Karena itu saya seketika mengulum senyum ketika ada seorang calon pemilih membuat satu perumpamaan menarik mengenai caleg. Katanya, memilih caleg itu ibarat membantu orang yang sepeda motornya mogok di jalan.
Sebagian dari kita pasti pernah mengalami kejadian demikian. Tahu-tahu melihat ada sepeda motor mogok di jalan dan berinisiatif membantu si pengendara.
Seringkali kita tidak kenal siapa pengendara tersebut. Melihat mukanya pun baru kali itu, apatah lagi tahu namanya.

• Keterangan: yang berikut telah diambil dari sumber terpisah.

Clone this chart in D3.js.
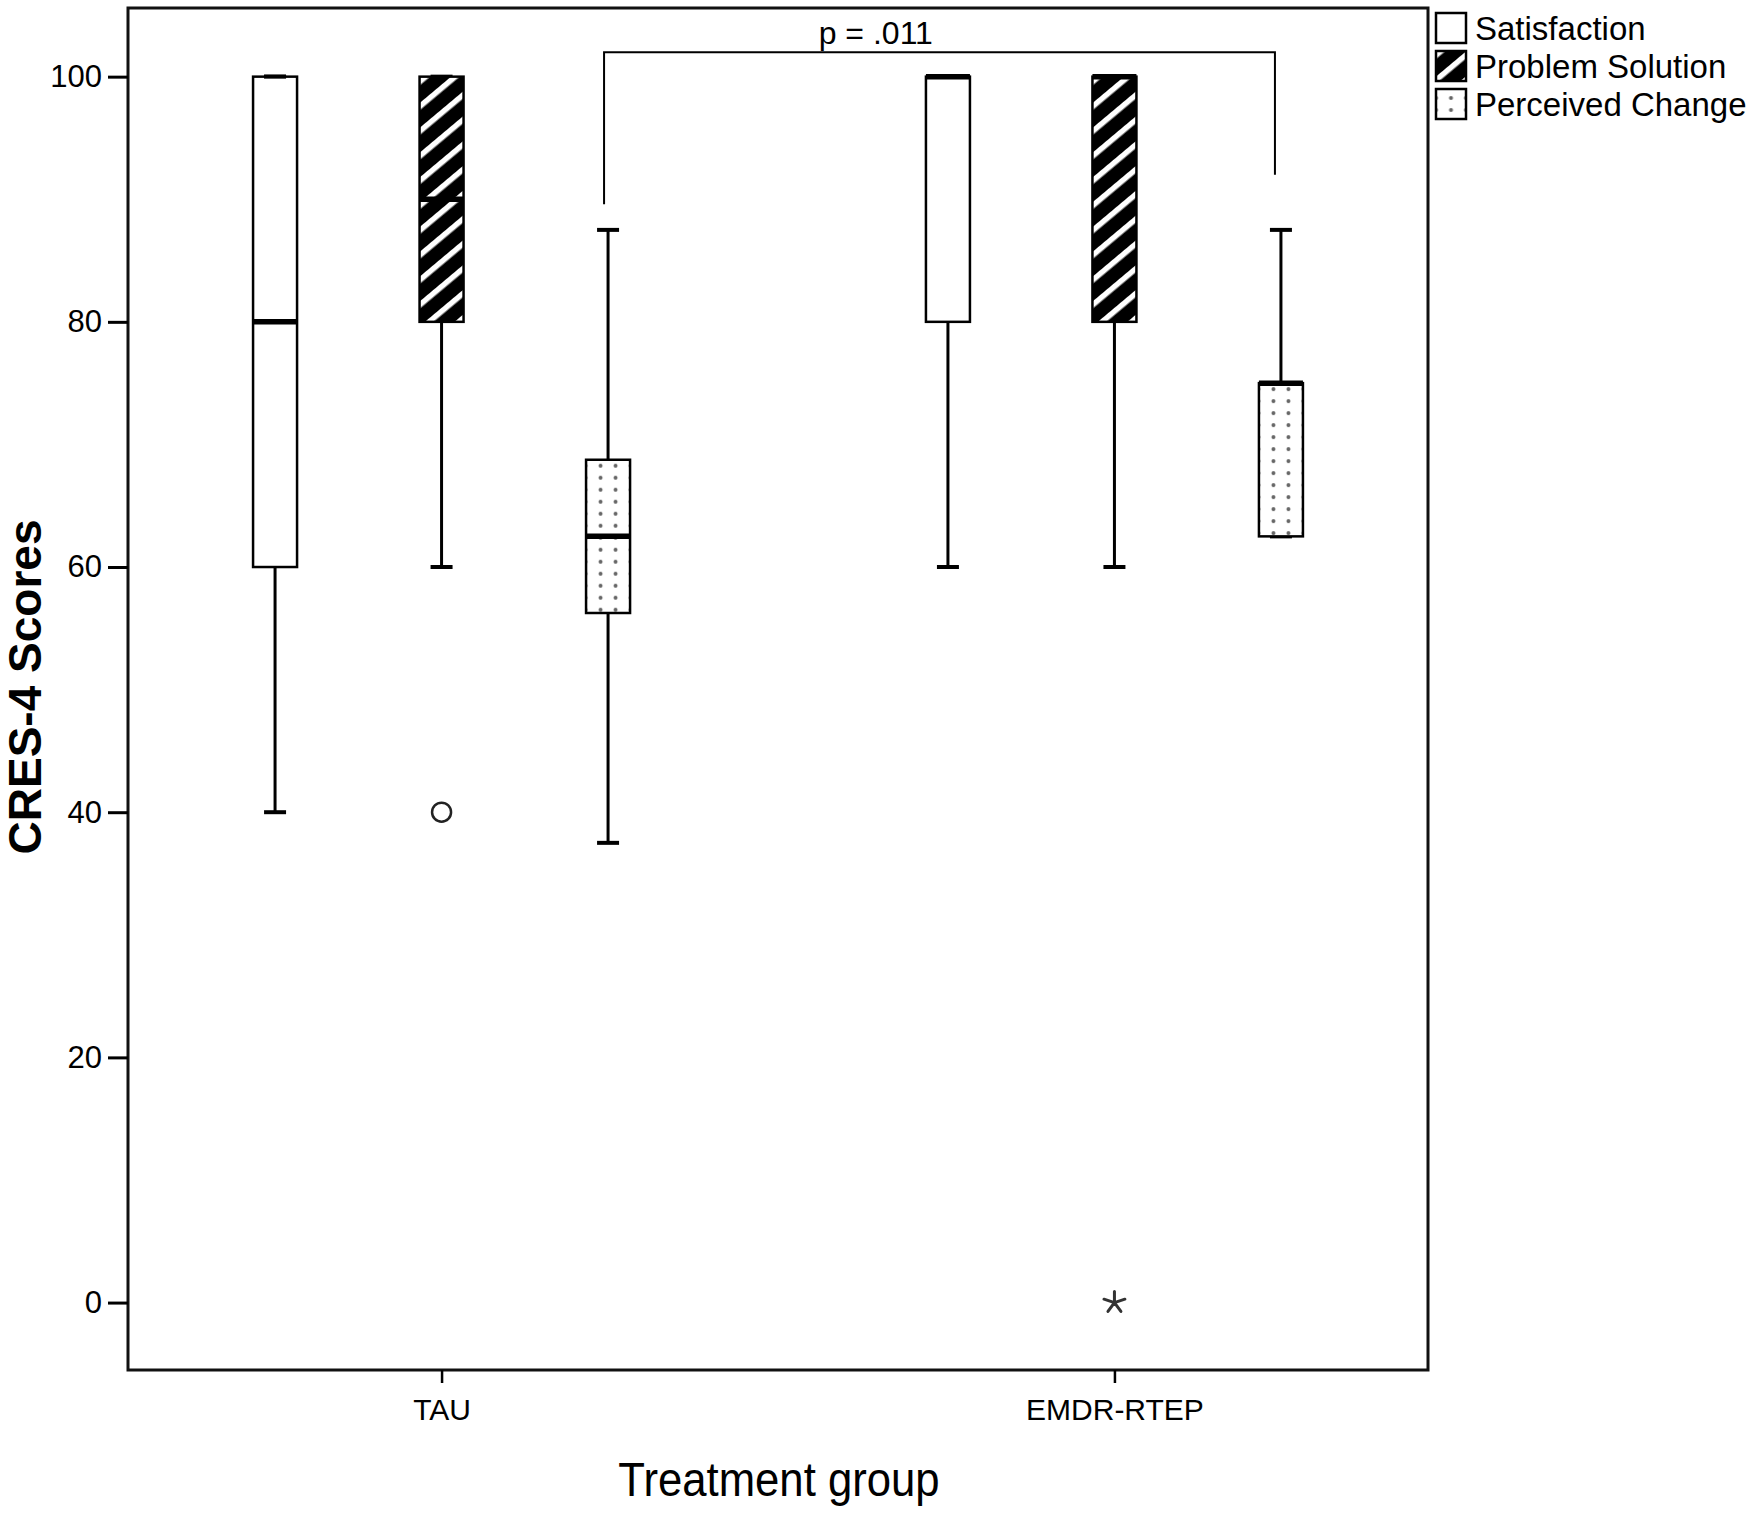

Begitu sepeda motor bisa menyala, si pengendara mengucapkan terima kasih dan berlalu pergi. Entah kapan kita bisa bertemu lagi dengannya. Bahkan mungkin tidak akan pernah lagi bersua dan kemudian lupa akan kejadian itu.
Demikian halnya memilih caleg, kata calon pemilih tadi. Sebut saja namanya Tarjani, masih ada hubungan kekerabatan dengan pihak keluarga istri saya. Beliau sedang makan siang ketika saya datangi rumahnya pada Ahad (11/02/2024) lalu.
"Kita tidak pernah kenal siapa caleg itu, bertemu juga tidak pernah. Terus, kita bantu dia dengan cara mencoblos namanya dalam Pemilu.
"Setelah Pemilu, ya sudah. Caleg itu pergi begitu saja dan tidak akan mengingat kita para pemilihnya," ujar Tarjani, dengan nada bicara dan raut wajah datar.
Saya menanggapi ucapannya dengan senyuman. Sembari di dalam hati mebenarkan, ya memang begitulah kenyataannya.
Jangan kata para pemilih di dapilnya, bahkan alat-alat peraga kampanyenya ditelantarkan begitu saja ketika masa tenang datang. Dibiarkan menjadi sampah dan ujung-ujungnya masyarakat sekitar yang membersihkan.
Alhasil, tak cuma mendorong sepeda motor mogok. Bahkan muka kita juga kena asap dari knalpot ketika si pengendara kembali melaju usai ditolong.